Certes, il n’est pas facile pour l’Eglise d’aujourd’hui de se faire comprendre à ce sujet. Quand tant de couples déjà " cohabitants " demandent le mariage religieux et qu’on les reçoit en session de CPM (Centre de préparation au mariage), il est tentant d’esquiver le problème. Par peur de blesser, pour ne pas les rejeter ni les renvoyer au simple mariage civil. Mais cela revient à mentir sur le contenu du sacrement qui sera célébré, car c’est l’union sexuelle autant que l’amour conjugal, l’engagement des deux volontés et l’ouverture à la fécondité qui prennent sens – et un sens sacramentel – s’ils sont célébrés et vécus simultanément et avec le Christ.

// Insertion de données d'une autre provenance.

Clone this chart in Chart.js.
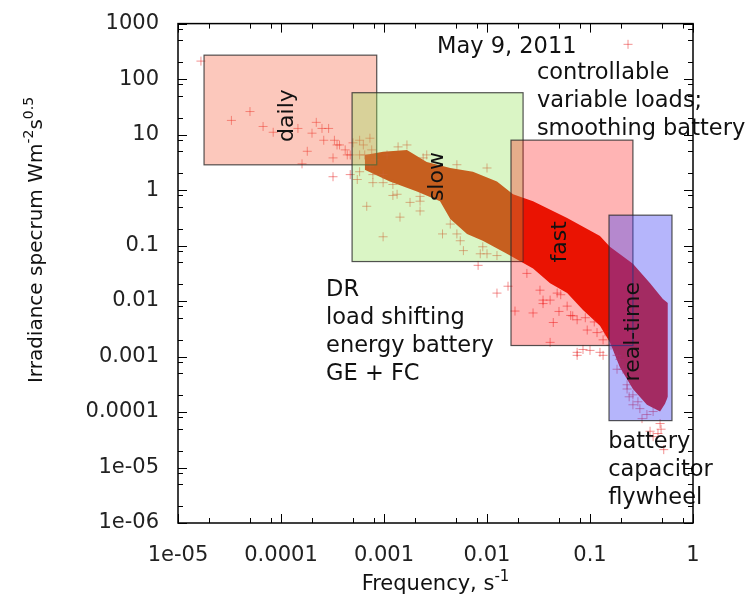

Alors, le mariage chrétien est le témoignage en vérité et à l’adresse du monde entier de ces merveilles que Dieu fait pour ses enfants.
Car, après St Paul, on ne peut plus minimiser " la grandeur de ce mystère " dont chaque couple doit témoigner : il s’agit pour les époux d’être les témoins de rien moins que l’alliance du Christ et de son Eglise, c’est à dire le don de son corps livré sur la Croix pour nous rendre à la vie.
Le mariage chrétien est le lieu privilégié en fait de la transfiguration par Dieu-Amour des désirs humains même les plus difficiles à satisfaire : le Père, créateur de toutes choses, donne au couple de réaliser cette chose inouïe de donner al vie ( le verbe " procréer " signifie bien créer au nom de Dieu) ; le Fils incarné donne corps non seulement à l’Eglise universelle mais aussi à cette " église domestique " qu’est la famille ; l’Esprit dilate le présent du couple vers un avenir qui ne sera rien moins que l’éternité.